The banking regulator underlined that the data retention period mandated by the bill is not in alignment with the RBI circulars on data storage. These mandate that if processing is done abroad, payment data should be deleted from the systems abroad and brought back to India within 24 hours.
“For cross-border transactions, RBI has allowed storage of copy of payment data abroad. In case of banks, especially foreign banks, RBI has allowed storage of banking data abroad. But the provisions of the bill do not enable such storage,” the note said.
Pointing out that Clause 33(2) empowers the Centre to classify personal data as critical and mandate its processing exclusively within India, RBI argued, “This will take away Reserve Bank’s power to say what data can be stored and processed in India.”
Seeking exemptions for its functions from the proposed legislation, RBI pointed out that it works towards the grater objectives of ensuring monetary and financial stability, strengthening banking and non-banking system and regulating payment process. “The personal data collected by RBI is incidental to the functions and not for deriving any commercial gain,” it said.
It said that data is collected by regulated entities and not directly by RBI and as “data fiduciaries, the entities themselves would have met the obligations towards data principals.”

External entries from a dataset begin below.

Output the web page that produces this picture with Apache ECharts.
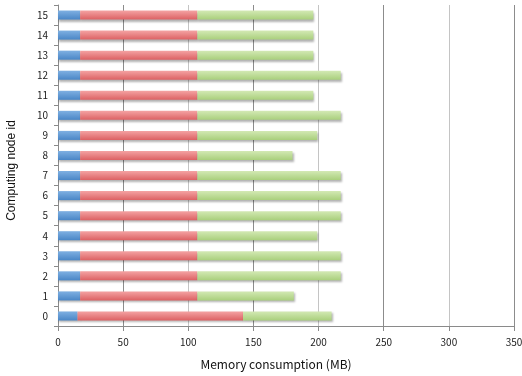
<!DOCTYPE html>
<html>
<head>
<meta charset="utf-8">
<script src="https://cdn.jsdelivr.net/npm/echarts@6/dist/echarts.min.js"></script>
<style>
  html, body { margin: 0; padding: 0; background: #fff; }
  #chart { width: 522px; height: 376px; }
</style>
</head>
<body>
<div id="chart"></div>
<script>
// Memory consumption per computing node, split into three stacked parts (MB)
const nodeIds = ['0','1','2','3','4','5','6','7','8','9','10','11','12','13','14','15'];
const partA = [15, 17, 17, 17, 17, 17, 17, 17, 17, 17, 17, 17, 17, 17, 17, 17];
const partB = [127, 90, 90, 90, 90, 90, 90, 90, 90, 90, 90, 90, 90, 90, 90, 90];
const partC = [68, 74, 110, 110, 92, 110, 110, 110, 73, 92, 110, 89, 110, 89, 89, 89];
const xTicks = { min: 0, max: 350, interval: 50 };

const labelFont = '"Noto Sans CJK JP", "DejaVu Sans", sans-serif';

function grad(top, bottom) {
  return new echarts.graphic.LinearGradient(0, 0, 0, 1, [
    { offset: 0, color: top },
    { offset: 1, color: bottom }
  ]);
}

const barShadow = {
  shadowColor: 'rgba(0,0,0,0.3)',
  shadowBlur: 2,
  shadowOffsetX: 1,
  shadowOffsetY: 2
};

function part(name, data, top, bottom) {
  return {
    name: name,
    type: 'bar',
    stack: 'mem',
    data: data,
    barWidth: '45%',
    itemStyle: Object.assign({ color: grad(top, bottom) }, barShadow)
  };
}

const chart = echarts.init(document.getElementById('chart'), null, { renderer: 'canvas' });
chart.setOption({
  animation: false,
  backgroundColor: '#ffffff',
  grid: { left: 58, right: 8, top: 5, bottom: 50, containLabel: false, outerBoundsMode: 'none' },
  xAxis: {
    type: 'value',
    min: xTicks.min,
    max: xTicks.max,
    interval: xTicks.interval,
    name: 'Memory consumption (MB)',
    nameLocation: 'middle',
    nameGap: 32,
    nameTextStyle: {
      fontFamily: labelFont,
      fontSize: 12,
      color: '#111',
      padding: [0, 20, 0, 0]
    },
    axisLine: { show: true, lineStyle: { color: '#8a8a8a', width: 1 } },
    axisTick: { show: true, length: 5, lineStyle: { color: '#8a8a8a' } },
    axisLabel: { fontFamily: labelFont, fontSize: 10, color: '#222', margin: 11 },
    splitLine: { show: true, lineStyle: { color: ['#c4c4c4', '#8c8c8c'], width: 1 } }
  },
  yAxis: {
    type: 'category',
    data: nodeIds,
    name: 'Computing node id',
    nameLocation: 'middle',
    nameGap: 40,
    nameTextStyle: {
      fontFamily: '"Liberation Sans", Arial, sans-serif',
      fontSize: 12,
      color: '#111',
      padding: [0, 10, 0, 0]
    },
    axisLine: { show: true, lineStyle: { color: '#8a8a8a', width: 1 } },
    axisTick: { show: true, length: 4, inside: false, lineStyle: { color: '#8a8a8a' } },
    axisLabel: { fontFamily: labelFont, fontSize: 10, color: '#222', margin: 10 },
    splitLine: { show: false }
  },
  series: [
    part('A', partA, '#7fb0e2', '#4a86c6'),
    part('B', partB, '#f4a3a3', '#dc6163'),
    part('C', partC, '#d3e9b4', '#a9cf7c')
  ]
});
</script>
</body>
</html>
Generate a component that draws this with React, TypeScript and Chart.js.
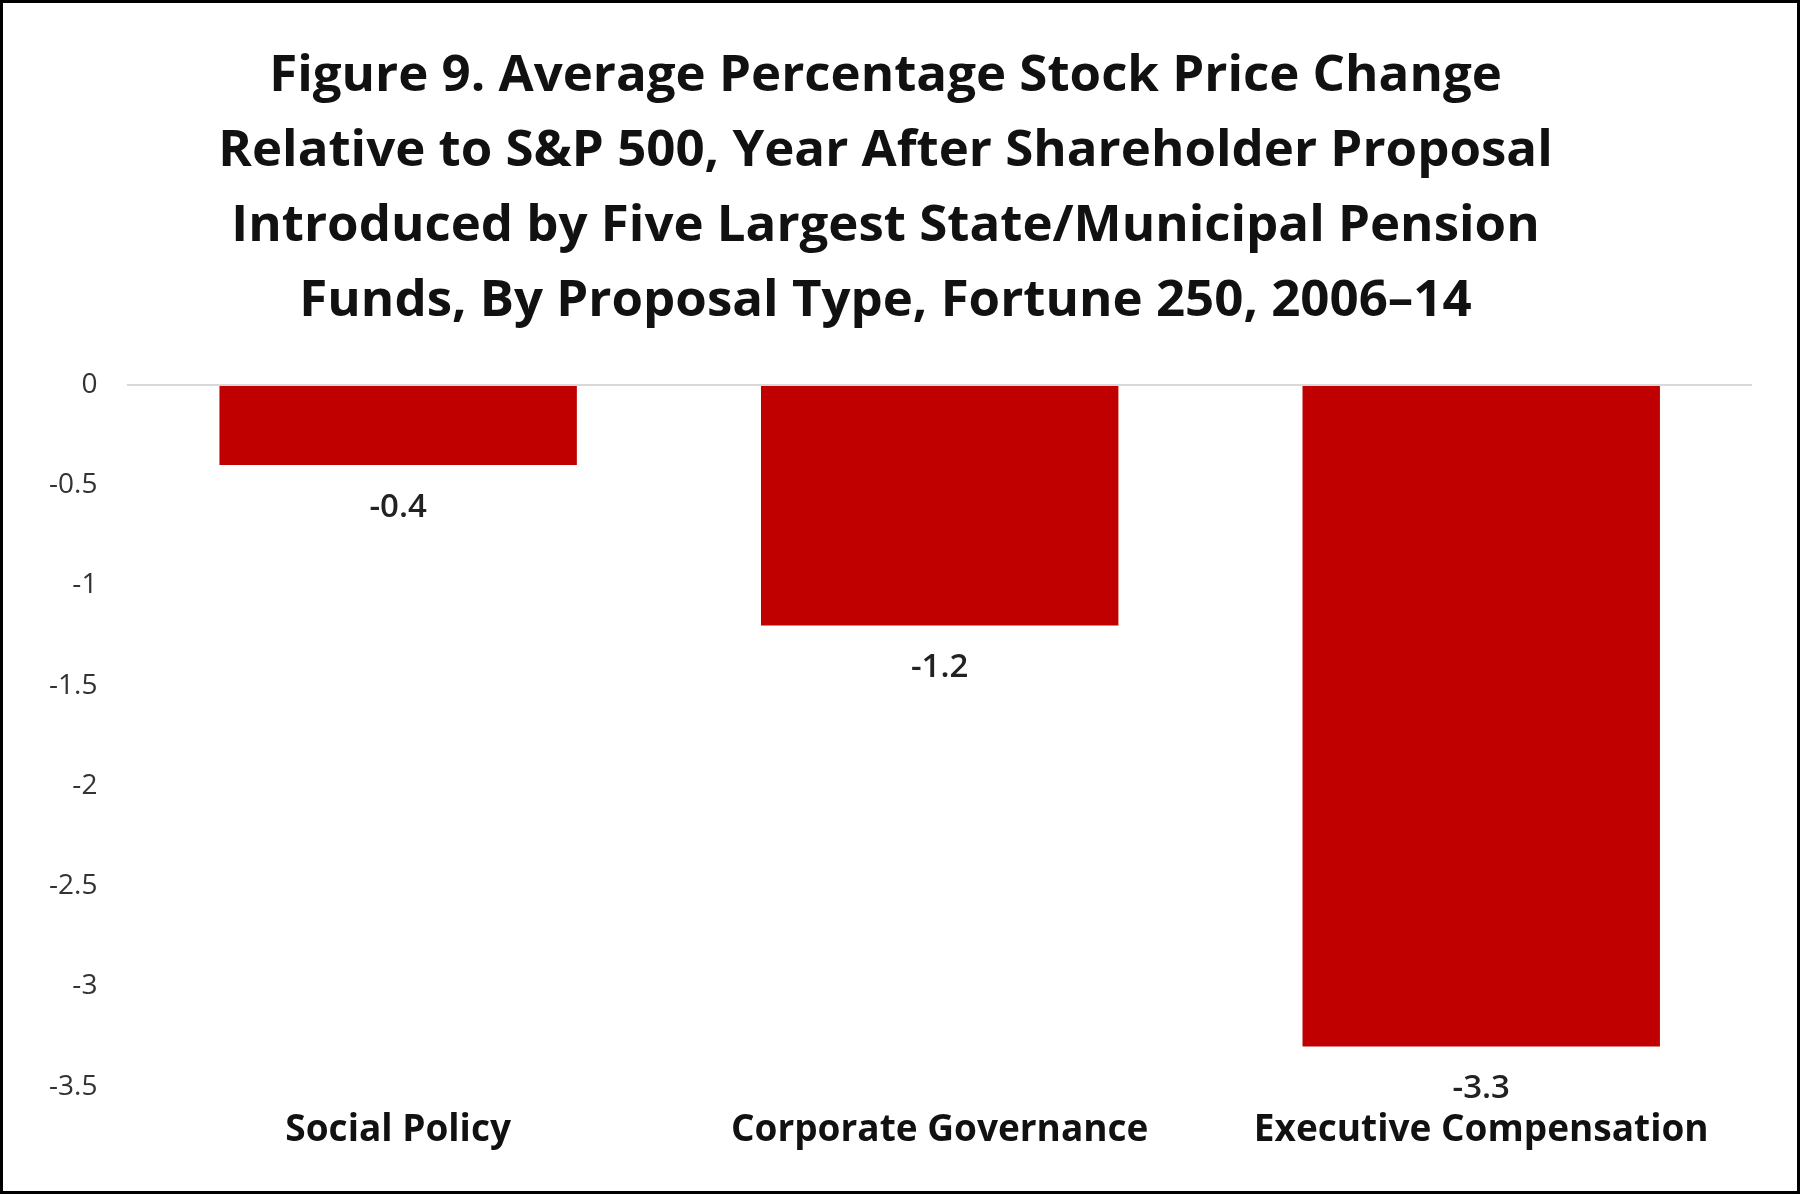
import React, { useEffect, useRef } from "react";
import { Chart, registerables } from "chart.js";
Chart.register(...registerables);

const categories = ["Social Policy", "Corporate Governance", "Executive Compensation"];
const values = [-0.4, -1.2, -3.3];
const titleLines = [
  "Figure 9. Average Percentage Stock Price Change",
  "Relative to S&P 500, Year After Shareholder Proposal",
  "Introduced by Five Largest State/Municipal Pension",
  "Funds, By Proposal Type, Fortune 250, 2006–14",
];
const FONT = "'Open Sans', 'Noto Sans', sans-serif";

const labelPlugin = {
  id: "valueLabels",
  afterDatasetsDraw(chart: any) {
    const ctx = chart.ctx;
    const meta = chart.getDatasetMeta(0);
    ctx.save();
    ctx.font = `600 33px ${FONT}`;
    ctx.fillStyle = "#222";
    ctx.textAlign = "center";
    ctx.textBaseline = "top";
    meta.data.forEach((bar: any, i: number) => {
      ctx.fillText(String(values[i]), bar.x, bar.y + 26);
    });
    ctx.restore();
  },
};

export default function App() {
  const ref = useRef<HTMLCanvasElement>(null);
  useEffect(() => {
    const chart = new Chart(ref.current!, {
      type: "bar",
      data: {
        labels: categories,
        datasets: [{ data: values, backgroundColor: "#c00000", barPercentage: 0.66, categoryPercentage: 1 }],
      },
      options: {
        animation: false,
        responsive: false,
        layout: { padding: { left: 16, right: 45, top: 10, bottom: 24 } },
        plugins: {
          legend: { display: false },
          tooltip: { enabled: false },
          title: {
            display: true,
            text: titleLines,
            color: "#111",
            font: { size: 51, weight: "bold", family: FONT, lineHeight: 1.47 },
            padding: { top: 26, bottom: 46 },
          },
        },
        scales: {
          y: {
            min: -3.5,
            max: 0,
            ticks: {
              stepSize: 0.5,
              color: "#333",
              font: { size: 28, family: FONT },
              padding: 30,
              callback: (v: any) => String(Number(v)),
            },
            border: { display: false },
            grid: { color: (c: any) => (c.tick && c.tick.value === 0 ? "#d9d9d9" : "transparent"), lineWidth: 2, drawTicks: false },
          },
          x: {
            ticks: { color: "#111", font: { size: 37, weight: "bold", family: FONT }, padding: 14 },
            border: { display: false },
            grid: { display: false },
          },
        },
      },
      plugins: [labelPlugin],
    });
    return () => chart.destroy();
  }, []);
  return (
    <div style={{ position: "absolute", left: 0, top: 0, width: 1800, height: 1194, border: "3px solid #000", boxSizing: "border-box", background: "#fff" }}>
      <canvas ref={ref} width={1794} height={1188} />
    </div>
  );
}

It further stated that as the owner and operator of RTGS and NEFT, India’s key payment routes, “it would not be practical for RBI to give notice, obtain consent etc, in carrying out the payment system actively.”
RBI has suggested that clauses may be amended to exclude regulatory statues such as RBI Act, the Banking Regulation Act, Payment and Settlement System Act from the overriding reach of the data protection law.
The bill does have exemptions that allow personal data to be processed for protecting national security, pursing investigations and complying with court orders, and for journalistic purposes.